Print, exactly and with both ends included, the lines below that run from the one containing "Reproduce this chart with matplotlib." to the one containing "return fig.add_axes([left /". Pictures are omitted.

BEGIN Dataset

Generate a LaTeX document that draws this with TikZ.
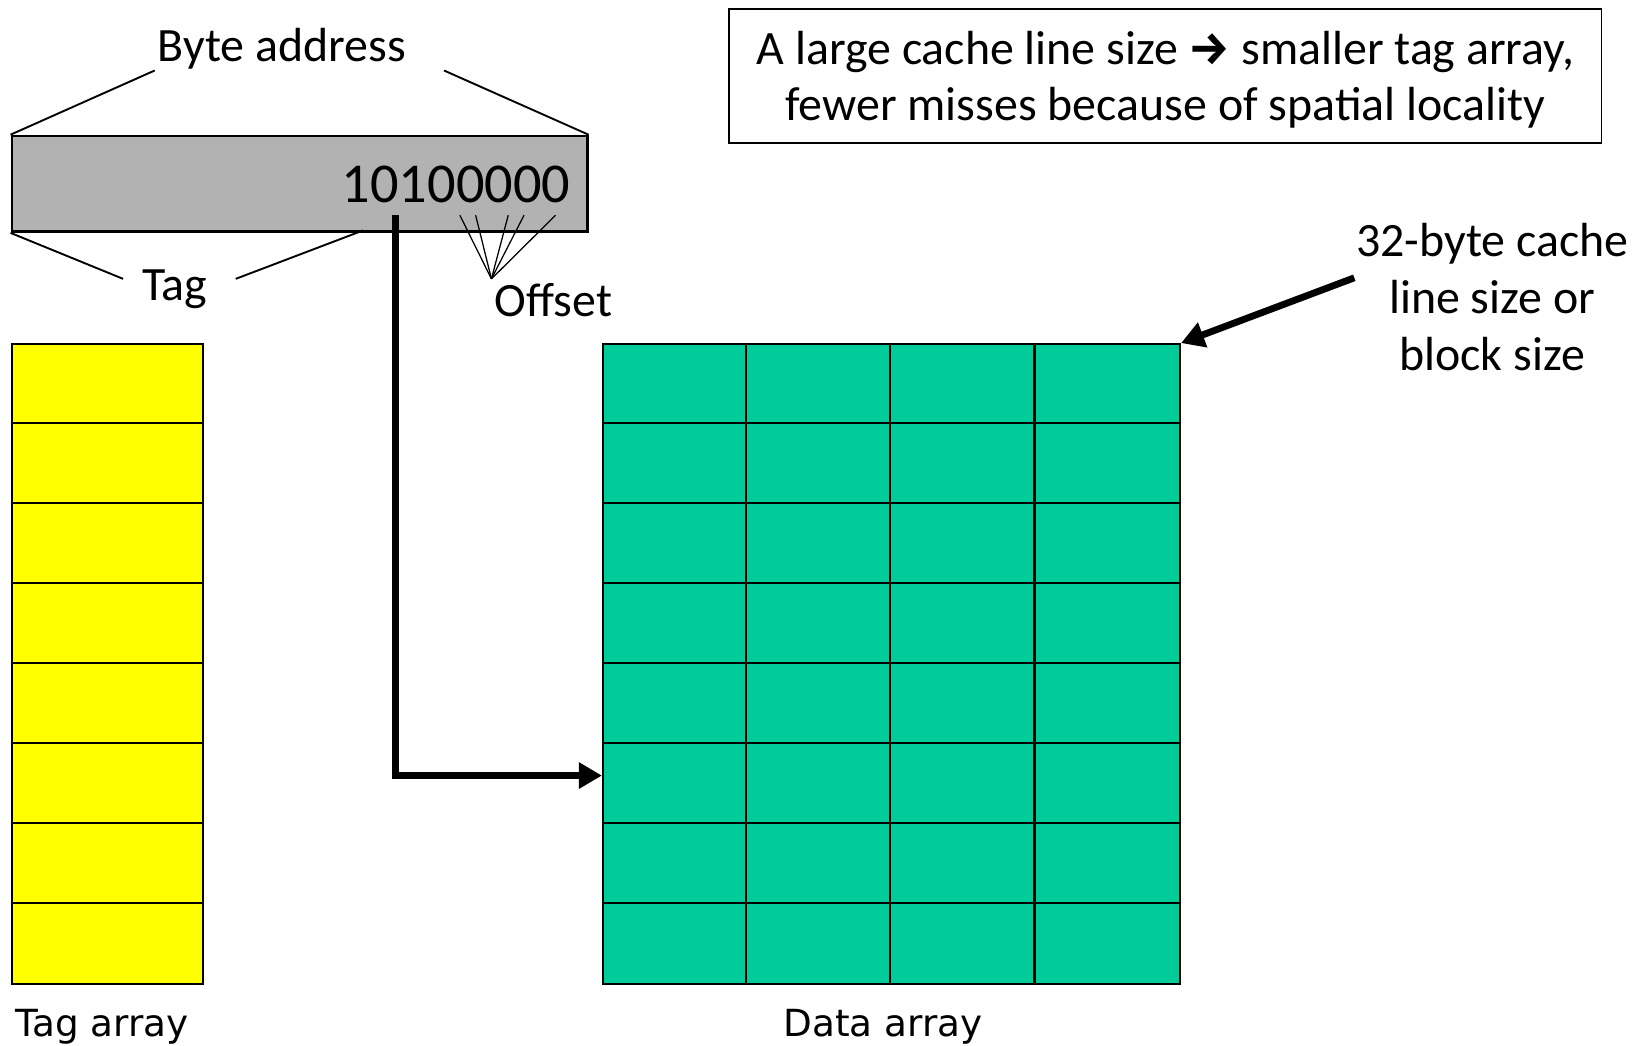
\documentclass[tikz,border=0pt]{standalone}
\usepackage{fontspec}
\setmainfont{Carlito}
\newfontfamily\dvfont{DejaVu Sans}
\newfontfamily\arrowfont{Fira Sans}
\usetikzlibrary{arrows.meta}
\definecolor{bargray}{RGB}{178,178,178}
\definecolor{tagyellow}{RGB}{255,255,0}
\definecolor{datateal}{RGB}{0,204,153}
\begin{document}
\begin{tikzpicture}[x=1pt,y=-1pt,
  thinline/.style={line width=1.8pt},
  hairline/.style={line width=1.2pt},
  thickarrow/.style={line width=6.5pt,-{Triangle[length=22pt,width=24pt]}},
  lbl/.style={font=\fontsize{45.5}{54}\selectfont,inner sep=0pt},
  arraylbl/.style={font=\dvfont\fontsize{35.5}{40}\selectfont,inner sep=0pt,anchor=base},
  gridline/.style={line width=2.3pt},
]
\useasboundingbox (0,0) rectangle (1568,994);

% address bar
\node[draw,line width=2.3pt,fill=bargray,minimum width=547pt,minimum height=91pt,inner sep=0pt,anchor=north west] (addr) at (10,128) {};
\node[font=\fontsize{53.5}{60}\selectfont,anchor=base east,inner sep=0pt] (bits) at (542,192) {10100000};

% Byte address label
\node[lbl,anchor=base] (byte) at (268,58) {Byte address};
\coordinate (bl) at (147,67);
\coordinate (br) at (422,67);
\draw[thinline] (addr.north west) -- (bl);
\draw[thinline] (br) -- (addr.north east);

% Tag label
\node[lbl,anchor=base] (tag) at (166,286) {Tag};
\coordinate (tl) at (117,265);
\coordinate (tr) at (224,265);
\coordinate (tagend) at (345,219);
\draw[thinline] (addr.south west) -- (tl);
\draw[thinline] (tr) -- (tagend);

% Offset label
\node[lbl,anchor=base west] (offset) at (470,301) {Offset};
\coordinate (oc) at (467,265);
\foreach \ox [count=\k] in {437,452,483,498,528} {
  \coordinate (o\k) at (\ox,204.5);
  \draw[hairline] (oc) -- (o\k);
}

% Tag array
\node[draw,line width=2.3pt,fill=tagyellow,minimum width=182pt,minimum height=608pt,inner sep=0pt,anchor=north west] (tagarr) at (10,326) {};
\foreach \i in {1,...,7} {
  \draw[gridline] (10,{326+76*\i}) -- (192,{326+76*\i});
}
\node[arraylbl] (taglbl) at (97,985) {Tag array};

% Data array
\node[draw,line width=2.3pt,fill=datateal,minimum width=548pt,minimum height=608pt,inner sep=0pt,anchor=north west] (dataarr) at (572,326) {};
\foreach \i in {1,...,7} {
  \draw[gridline] (572,{326+76*\i}) -- (1120,{326+76*\i});
}
\foreach \j in {1,2,3} {
  \draw[gridline] ({572+137*\j},326) -- ({572+137*\j},934);
}
\node[arraylbl] (datalbl) at (839,985) {Data array};

% index arrow
\coordinate (idx) at (376,204.5);
\coordinate (row) at (572,737);
\draw[thickarrow] (idx) |- (row);

% note box
\node[draw,thinline,minimum width=829pt,minimum height=127pt,inner sep=0pt,anchor=north west,align=center,font=\fontsize{45.5}{53}\selectfont] (note) at (692,8)
  {\rule{0pt}{38pt}A large cache line size {\arrowfont\bfseries\fontsize{44}{40}\selectfont →} smaller tag array,\\fewer misses because of spatial locality};

% block size label and arrow
\node[lbl,align=center] (blk) at (1418,282) {32-byte cache\\line size or\\block size};
\coordinate (blkarrow) at (1287,264);
\draw[thickarrow] (blkarrow) -- (dataarr.north east);
\end{tikzpicture}
\end{document}
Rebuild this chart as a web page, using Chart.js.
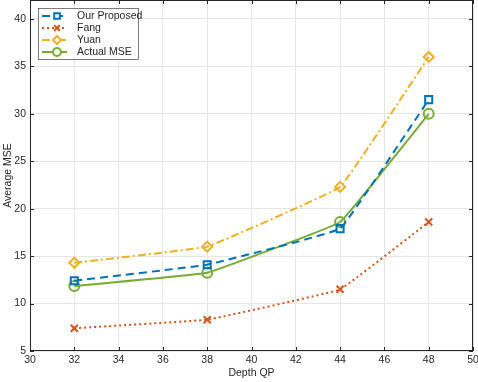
<!DOCTYPE html>
<html>
<head>
<meta charset="utf-8">
<script src="https://cdn.jsdelivr.net/npm/chart.js@4/dist/chart.umd.min.js"></script>
<style>
  html, body { margin: 0; padding: 0; background: #fff; }
  #wrap { width: 478px; height: 382px; }
</style>
</head>
<body>
<div id="wrap"><canvas id="chart-mse" width="478" height="382"></canvas></div>
<script>
const depthQP = [32, 38, 44, 48];
const ourProposed = [12.4, 14.1, 17.9, 31.5];
const fang = [7.4, 8.3, 11.5, 18.6];
const yuan = [14.3, 16.0, 22.3, 36.0];
const actualMSE = [11.85, 13.25, 18.6, 30.0];
const xTicks = [30, 32, 34, 36, 38, 40, 42, 44, 46, 48, 50];
const yTicks = [5, 10, 15, 20, 25, 30, 35, 40];
const xTitle = 'Depth QP';
const yTitle = 'Average MSE';

const pts = arr => arr.map((v, i) => ({ x: depthQP[i], y: v }));
const FONT = '10.5px "Liberation Sans", Arial, sans-serif';
const INK = '#262626';

function series(label, values, color, dash, pointStyle) {
    return {
        label: label,
        data: pts(values),
        borderColor: color,
        backgroundColor: 'rgba(0,0,0,0)',
        pointBorderColor: color,
        pointBackgroundColor: 'rgba(0,0,0,0)',
        borderWidth: 2,
        pointBorderWidth: 2,
        pointRadius: 5,
        pointStyle: pointStyle,
        borderDash: dash,
        tension: 0.06
    };
}

// tick labels, axis titles, frame with inward ticks, legend
const frame = {
    id: 'frame',
    afterDatasetsDraw(chart) {
        const a = chart.chartArea, ctx = chart.ctx;
        const xs = chart.scales.x, ys = chart.scales.y;
        ctx.save();
        ctx.strokeStyle = INK;
        ctx.lineWidth = 1;
        ctx.strokeRect(a.left + 0.5, a.top + 0.5, a.right - a.left - 1, a.bottom - a.top - 1);
        ctx.beginPath();
        xTicks.forEach(t => {
            const px = Math.round(xs.getPixelForValue(t)) + 0.5;
            ctx.moveTo(px, a.bottom); ctx.lineTo(px, a.bottom - 4);
            ctx.moveTo(px, a.top); ctx.lineTo(px, a.top + 4);
        });
        yTicks.forEach(t => {
            const py = Math.round(ys.getPixelForValue(t)) + 0.5;
            ctx.moveTo(a.left, py); ctx.lineTo(a.left + 4, py);
            ctx.moveTo(a.right, py); ctx.lineTo(a.right - 4, py);
        });
        ctx.stroke();

        ctx.fillStyle = INK;
        ctx.font = FONT;
        ctx.textAlign = 'center';
        ctx.textBaseline = 'top';
        xTicks.forEach(t => ctx.fillText(String(t), xs.getPixelForValue(t), a.bottom + 4));
        ctx.fillText(xTitle, (a.left + a.right) / 2, a.bottom + 17);
        ctx.textAlign = 'right';
        ctx.textBaseline = 'middle';
        yTicks.forEach(t => ctx.fillText(String(t), a.left - 4, ys.getPixelForValue(t)));
        ctx.translate(8, (a.top + a.bottom) / 2);
        ctx.rotate(-Math.PI / 2);
        ctx.textAlign = 'center';
        ctx.fillText(yTitle, 0, 0);
        ctx.restore();
    },
    afterDraw(chart) {
        const ctx = chart.ctx;
        const x0 = 38, y0 = 8, w = 100, h = 51;
        ctx.save();
        ctx.fillStyle = '#fff';
        ctx.fillRect(x0, y0, w, h);
        ctx.strokeStyle = INK;
        ctx.lineWidth = 0.6;
        ctx.strokeRect(x0 + 0.5, y0 + 0.5, w, h);
        ctx.font = FONT;
        ctx.textBaseline = 'middle';
        chart.data.datasets.forEach((ds, i) => {
            const cy = y0 + 8 + i * 12;
            ctx.strokeStyle = ds.borderColor;
            ctx.lineWidth = 2;
            ctx.setLineDash(ds.borderDash || []);
            ctx.beginPath();
            ctx.moveTo(x0 + 4, cy);
            ctx.lineTo(x0 + 29, cy);
            ctx.stroke();
            ctx.setLineDash([]);
            ctx.fillStyle = '#fff';
            ctx.strokeStyle = ds.borderColor;
            ctx.lineWidth = 2;
            Chart.helpers.drawPoint(ctx, {
                pointStyle: ds.pointStyle, rotation: 0,
                radius: 4, borderWidth: 2
            }, x0 + 19, cy);
            ctx.fillStyle = INK;
            ctx.fillText(ds.label, x0 + 39, cy + 0.5);
        });
        ctx.restore();
    }
};

new Chart(document.getElementById('chart-mse'), {
    type: 'line',
    data: {
        datasets: [
            series('Our Proposed', ourProposed, '#0072BD', [8, 5], 'rect'),
            series('Fang', fang, '#D95319', [2, 3], 'crossRot'),
            series('Yuan', yuan, '#EDB120', [8, 3, 2, 3], 'rectRot'),
            series('Actual MSE', actualMSE, '#77AC30', [], 'circle')
        ]
    },
    options: {
        responsive: false,
        animation: false,
        layout: { autoPadding: false, padding: { top: 0, right: 5, left: 0, bottom: 0 } },
        plugins: { legend: { display: false }, tooltip: { enabled: false } },
        scales: {
            x: {
                type: 'linear', min: 30, max: 50,
                afterBuildTicks: s => { s.ticks = xTicks.map(v => ({ value: v })); },
                afterFit: s => { s.height = 31; },
                grid: { color: '#e6e6e6', drawTicks: false },
                border: { display: false },
                ticks: { display: false }
            },
            y: {
                type: 'linear', min: 5, max: 42,
                afterBuildTicks: s => { s.ticks = yTicks.map(v => ({ value: v })); },
                afterFit: s => { s.width = 30; },
                grid: { color: '#e6e6e6', drawTicks: false },
                border: { display: false },
                ticks: { display: false }
            }
        }
    },
    plugins: [frame]
});
</script>
</body>
</html>
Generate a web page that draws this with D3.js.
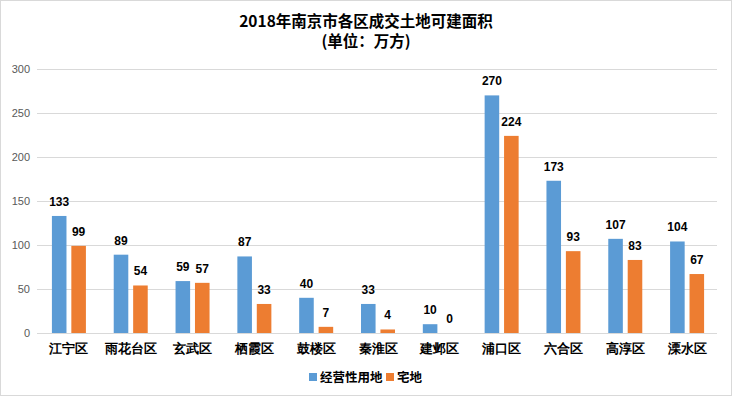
<!DOCTYPE html>
<html>
<head>
<meta charset="utf-8">
<script src="https://cdn.jsdelivr.net/npm/d3@7"></script>
<style>
  body { margin: 0; background: #fff; }
  svg { display: block; font-family: "Noto Sans CJK SC", "Liberation Sans", sans-serif; }
</style>
</head>
<body>
<svg width="732" height="396"></svg>
<script>
var districts = ["江宁区","雨花台区","玄武区","栖霞区","鼓楼区","秦淮区","建邺区","浦口区","六合区","高淳区","溧水区"];
var commercial = [133, 89, 59, 87, 40, 33, 10, 270, 173, 107, 104];
var residential = [99, 54, 57, 33, 7, 4, 0, 224, 93, 83, 67];
var seriesNames = ["经营性用地", "宅地"];
var yTicks = [0, 50, 100, 150, 200, 250, 300];

var colors = ["#5b9bd5", "#ed7d31"];
var svg = d3.select("svg");

svg.append("rect")
   .attr("x", 0.5).attr("y", 0.5)
   .attr("width", 731).attr("height", 395)
   .attr("fill", "#fff").attr("stroke", "#d9d9d9");

// title
svg.append("text").attr("x", 366).attr("y", 27)
   .attr("text-anchor", "middle").style("font-size", "15.5px").style("font-weight", "bold")
   .text("2018年南京市各区成交土地可建面积");
svg.append("text").attr("x", 366).attr("y", 47)
   .attr("text-anchor", "middle").style("font-size", "15.5px").style("font-weight", "bold")
   .text("(单位：万方)");

var x = d3.scaleBand().domain(districts).range([38, 718]);
var y = d3.scaleLinear().domain([0, 300]).range([333, 69]);
var sub = d3.scaleBand().domain([0, 1]).range([-17, 17]).paddingInner(0.25);

// gridlines
svg.selectAll("line.grid")
   .data(yTicks)
   .enter()
   .append("line")
   .attr("x1", 37).attr("x2", 717)
   .attr("y1", function(d) { return Math.round(y(d)) + 0.5; })
   .attr("y2", function(d) { return Math.round(y(d)) + 0.5; })
   .attr("stroke", "#d9d9d9");

var yAxis = svg.append("g")
   .attr("transform", "translate(30,0)")
   .call(d3.axisLeft(y).tickValues(yTicks).tickSize(0).tickPadding(0));
yAxis.select(".domain").remove();
yAxis.selectAll("text")
   .style("font-family", "Liberation Sans, sans-serif")
   .style("font-size", "11px").attr("fill", "#595959");

var xAxis = svg.append("g")
   .attr("transform", "translate(0,333)")
   .call(d3.axisBottom(x).tickSize(0).tickPadding(11));
xAxis.select(".domain").remove();
xAxis.selectAll("text")
   .style("font-size", "13px").style("font-weight", "bold").attr("fill", "#000");

var rows = [commercial, residential];
rows.forEach(function(vals, s) {
  var g = svg.append("g");
  g.selectAll("rect")
   .data(vals)
   .enter()
   .append("rect")
   .attr("x", function(d, i) { return x(districts[i]) + x.bandwidth() / 2 + sub(s); })
   .attr("y", function(d) { return y(d); })
   .attr("width", sub.bandwidth())
   .attr("height", function(d) { return y(0) - y(d); })
   .attr("fill", colors[s]);
  g.selectAll("text")
   .data(vals)
   .enter()
   .append("text")
   .attr("x", function(d, i) { return x(districts[i]) + x.bandwidth() / 2 + sub(s) + sub.bandwidth() / 2; })
   .attr("y", function(d) { return y(d) - 10; })
   .attr("text-anchor", "middle")
   .style("font-family", "Liberation Sans, sans-serif")
   .style("font-size", "12px").style("font-weight", "bold")
   .text(function(d) { return d; });
});

// legend
var legend = svg.append("g").attr("transform", "translate(309,377)");
var lx = [0, 77];
seriesNames.forEach(function(name, s) {
  legend.append("rect").attr("x", lx[s]).attr("y", -4).attr("width", 8).attr("height", 8).attr("fill", colors[s]);
  legend.append("text").attr("x", lx[s] + 11).attr("y", 4.5)
        .style("font-size", "12.5px").style("font-weight", "bold").text(name);
});
</script>
</body>
</html>
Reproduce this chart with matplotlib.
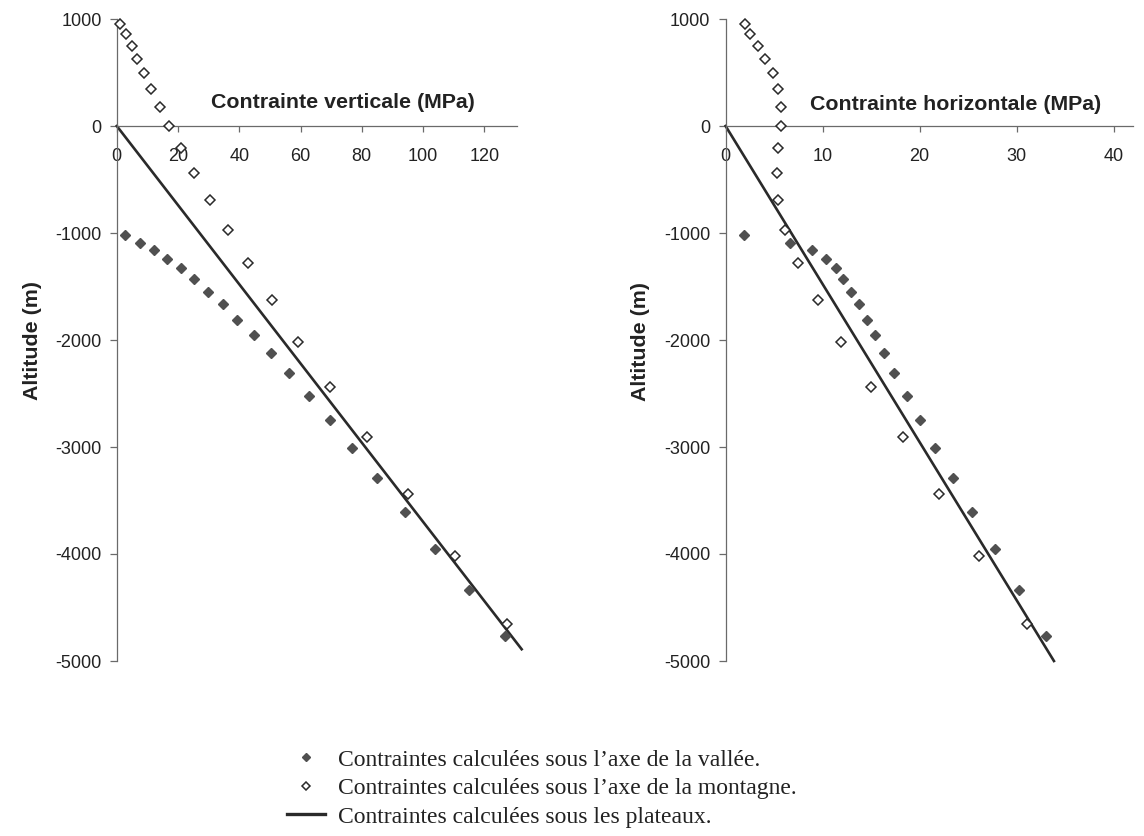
import matplotlib.pyplot as plt
from matplotlib.lines import Line2D

# altitudes (m) of the computed points
alt_montagne = [955, 858, 748, 627, 494, 345, 178, 0, -210, -438, -690, -970,
                -1282, -1625, -2018, -2440, -2908, -3435, -4016, -4657]
alt_vallee = [-1020, -1095, -1162, -1243, -1330, -1434, -1548, -1668, -1810, -1950,
              -2120, -2310, -2522, -2750, -3006, -3286, -3606, -3955, -4339, -4766]

# vertical stress (MPa)
sv_vallee = [2.7, 7.7, 12.1, 16.3, 20.9, 25.3, 29.8, 34.6, 39.4, 44.7,
             50.2, 56.1, 62.6, 69.7, 76.9, 85.1, 94.2, 104.0, 114.9, 126.6]
sv_montagne = [1.2, 2.9, 4.8, 6.7, 8.8, 11.2, 14.0, 17.1, 21.0, 25.3,
               30.4, 36.3, 42.9, 50.7, 59.3, 69.7, 81.6, 95.1, 110.4, 127.5]
sv_plateau = [0, 132.2]
alt_plateau_v = [0, -4890]

# horizontal stress (MPa)
sh_vallee = [1.88, 6.6, 8.9, 10.34, 11.36, 12.15, 12.94, 13.74, 14.56, 15.4,
             16.34, 17.4, 18.69, 20.08, 21.63, 23.44, 25.44, 27.8, 30.27, 32.99]
sh_montagne = [1.96, 2.56, 3.32, 4.11, 4.87, 5.43, 5.73, 5.66, 5.43, 5.32,
               5.43, 6.15, 7.51, 9.51, 11.9, 14.95, 18.3, 22.04, 26.1, 31.06]
sh_plateau = [0, 33.85]
alt_plateau_h = [0, -5000]

yticks = [1000, 0, -1000, -2000, -3000, -4000, -5000]
xticks_v = [0, 20, 40, 60, 80, 100, 120]
xticks_h = [0, 10, 20, 30, 40]

legend_labels = ["Contraintes calculées sous l\u2019axe de la vallée.",
                 "Contraintes calculées sous l\u2019axe de la montagne.",
                 "Contraintes calculées sous les plateaux."]

W, H = 1144, 836
plt.rcParams['font.family'] = ['Liberation Sans', 'DejaVu Sans']

fig = plt.figure(figsize=(W / 100, H / 100), dpi=100)

DARK = '#2a2a2a'
FILL = '#505050'
AXC = '#6a6a6a'


def px_axes(left, top, right, bottom):
    return fig.add_axes([left / W, 1 - bottom / H, (right - left) / W, (bottom - top) / H])


def draw_panel(ax, xv, xm, xp, yp, xmax, xticks):
    ax.plot(xp, yp, color=DARK, lw=1.9, clip_on=False, zorder=2)
    ax.plot(xv, alt_vallee, ls='none', marker='D', ms=5.3, color=FILL,
            mec=FILL, clip_on=False, zorder=3)
    ax.plot(xm, alt_montagne, ls='none', marker='D', ms=4.8, mfc='white',
            mec=DARK, mew=1.1, clip_on=False, zorder=3)
    ax.set_xlim(0, xmax)
    ax.set_ylim(-5000, 1000)
    ax.spines['left'].set_position(('data', 0))
    ax.spines['bottom'].set_position(('data', 0))
    ax.spines['right'].set_color('none')
    ax.spines['top'].set_color('none')
    for s in ('left', 'bottom'):
        ax.spines[s].set_color(AXC)
        ax.spines[s].set_linewidth(0.9)
    ax.set_xticks(xticks)
    ax.set_yticks(yticks)
    ax.set_xticklabels([str(t) for t in xticks])
    ax.set_yticklabels([str(t) for t in yticks])
    ax.tick_params(axis='x', direction='out', length=4, width=0.9, color=AXC,
                   pad=12, labelsize=13, labelcolor='#222222')
    ax.tick_params(axis='y', direction='out', length=5, width=0.9, color=AXC,
                   pad=6, labelsize=13, labelcolor='#222222')
    ax.patch.set_alpha(0)


ax1 = px_axes(116.8, 19, 116.8 + 130.6 * 3.0625, 661)
draw_panel(ax1, sv_vallee, sv_montagne, sv_plateau, alt_plateau_v, 130.6, xticks_v)
ax2 = px_axes(725.6, 19, 725.6 + 42 * 9.7, 661)
draw_panel(ax2, sh_vallee, sh_montagne, sh_plateau, alt_plateau_h, 42, xticks_h)

lab = dict(fontsize=15.4, fontweight='bold', color='#222222', ha='center', va='center')
fig.text(343 / W, 1 - 103 / H, 'Contrainte verticale (MPa)', **lab)
fig.text(956 / W, 1 - 104 / H, 'Contrainte horizontale (MPa)', **lab)
fig.text(32 / W, 1 - 340 / H, 'Altitude (m)', rotation=90, **lab)
fig.text(641 / W, 1 - 341 / H, 'Altitude (m)', rotation=90, **lab)

handles = [
    Line2D([], [], ls='none', marker='D', ms=4.3, color=FILL, mec=FILL),
    Line2D([], [], ls='none', marker='D', ms=4.3, mfc='white', mec=DARK, mew=1.1),
    Line2D([], [], color=DARK, lw=2.4),
]
fig.legend(handles, legend_labels, loc='upper left',
           bbox_to_anchor=(287 / W, 1 - 749 / H), frameon=False,
           prop={'family': ['Liberation Serif', 'DejaVu Serif'], 'size': 17},
           handlelength=1.6, handletextpad=0.55, labelspacing=0.3,
           borderpad=0, borderaxespad=0, labelcolor='#222222')

fig.savefig('out.png', dpi=100)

END Dataset

_Solution to this exercise_
Reproduce this chart with matplotlib.
import matplotlib.pyplot as plt
from matplotlib.lines import Line2D

# altitudes (m) of the computed points
alt_montagne = [955, 858, 748, 627, 494, 345, 178, 0, -210, -438, -690, -970,
                -1282, -1625, -2018, -2440, -2908, -3435, -4016, -4657]
alt_vallee = [-1020, -1095, -1162, -1243, -1330, -1434, -1548, -1668, -1810, -1950,
              -2120, -2310, -2522, -2750, -3006, -3286, -3606, -3955, -4339, -4766]

# vertical stress (MPa)
sv_vallee = [2.7, 7.7, 12.1, 16.3, 20.9, 25.3, 29.8, 34.6, 39.4, 44.7,
             50.2, 56.1, 62.6, 69.7, 76.9, 85.1, 94.2, 104.0, 114.9, 126.6]
sv_montagne = [1.2, 2.9, 4.8, 6.7, 8.8, 11.2, 14.0, 17.1, 21.0, 25.3,
               30.4, 36.3, 42.9, 50.7, 59.3, 69.7, 81.6, 95.1, 110.4, 127.5]
sv_plateau = [0, 132.2]
alt_plateau_v = [0, -4890]

# horizontal stress (MPa)
sh_vallee = [1.88, 6.6, 8.9, 10.34, 11.36, 12.15, 12.94, 13.74, 14.56, 15.4,
             16.34, 17.4, 18.69, 20.08, 21.63, 23.44, 25.44, 27.8, 30.27, 32.99]
sh_montagne = [1.96, 2.56, 3.32, 4.11, 4.87, 5.43, 5.73, 5.66, 5.43, 5.32,
               5.43, 6.15, 7.51, 9.51, 11.9, 14.95, 18.3, 22.04, 26.1, 31.06]
sh_plateau = [0, 33.85]
alt_plateau_h = [0, -5000]

yticks = [1000, 0, -1000, -2000, -3000, -4000, -5000]
xticks_v = [0, 20, 40, 60, 80, 100, 120]
xticks_h = [0, 10, 20, 30, 40]

legend_labels = ["Contraintes calculées sous l\u2019axe de la vallée.",
                 "Contraintes calculées sous l\u2019axe de la montagne.",
                 "Contraintes calculées sous les plateaux."]

W, H = 1144, 836
plt.rcParams['font.family'] = ['Liberation Sans', 'DejaVu Sans']

fig = plt.figure(figsize=(W / 100, H / 100), dpi=100)

DARK = '#2a2a2a'
FILL = '#505050'
AXC = '#6a6a6a'


def px_axes(left, top, right, bottom):
    return fig.add_axes([left / W, 1 - bottom / H, (right - left) / W, (bottom - top) / H])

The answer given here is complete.